Despite all these problems with the Looney Bill (and I've only scratched the surface), it has apparently found some support among Looney allies:

Looney was joined by other legislators including Rep. William M. Tong, D-Stamford, who said he had personal experience with threatened gun violence. His mother was robbed at the family's store in Manchester three years ago by a robber who implied he had a gun. The assailant actually had a knife, Tong said, and his mother was stabbed repeatedly but survived.
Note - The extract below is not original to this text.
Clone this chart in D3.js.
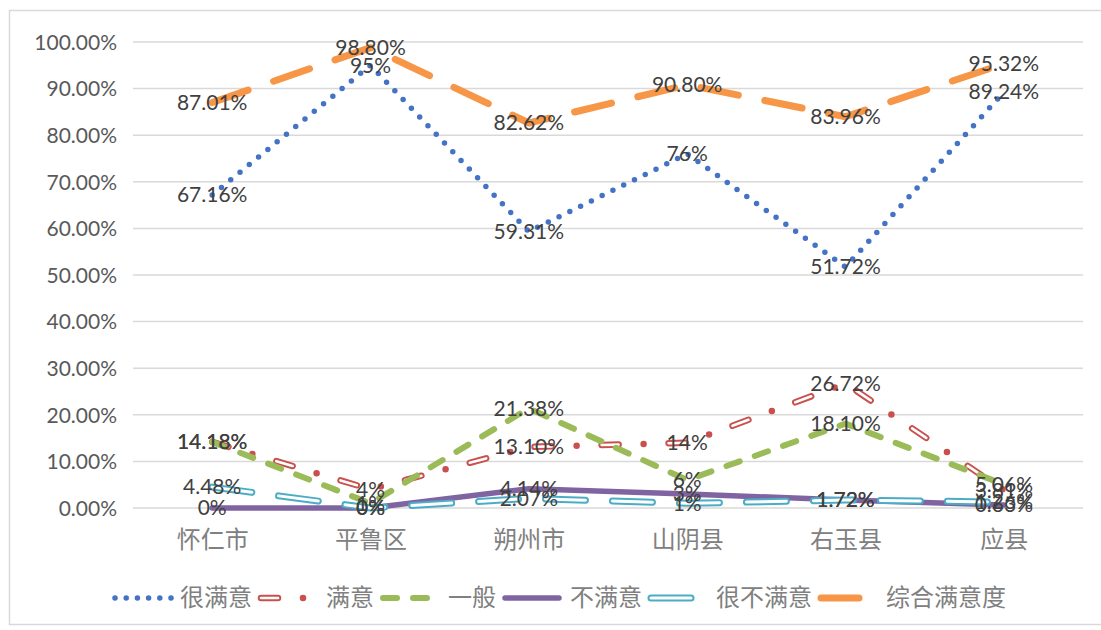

It is not just the possession of guns, but the threat of guns that affects people in Connecticut, "including my family, Tong said.
Let's see if I have this straight--his mother is menaced by a punk who claims to have a gun (but doesn't), and who stabs her with the knife that he did have, and this genius believes that the solution is to make gun and ammunition purchases more difficult for the law-abiding citizens (you know--the ones who would actually obey the proposed law). I would think that the thug's implication that he had a gun posed a much smaller danger to her than the reality of his possession of a knife, and his willingness to use it. Besides, no one really believes that any number of gun laws will make a criminal's possession of a gun so unlikely that one need not take seriously a criminal's threat that he has one--so spare me that garbage about "the threat of guns that affects people in Connecticut." Also, how would her disbelief of his claim that he had a gun have protected her from multiple stabbings? Finally, it seems to me that had the victim had a gun, she may very well have come through this frightening incident with nary a scratch, and perhaps a thug would have been taken out of circulation permanently, without even burdening the criminal justice system.

I know just where this bill ought to be filed--the Looney Bin.

2 comments:

Unknown said...

Well, I personally can't wait until we reach our gunless utopia. Then, when someone threatens me with gun violence, I will just laugh if I don't see the gun because I'll know he doesn't really have one.

Smershagent said...

What if the assailant had "implied" that he had a miniature triceratops in his pocket that was trained to attack on command? Would those be banned too?

This is one of the more laughable accounts of recent history.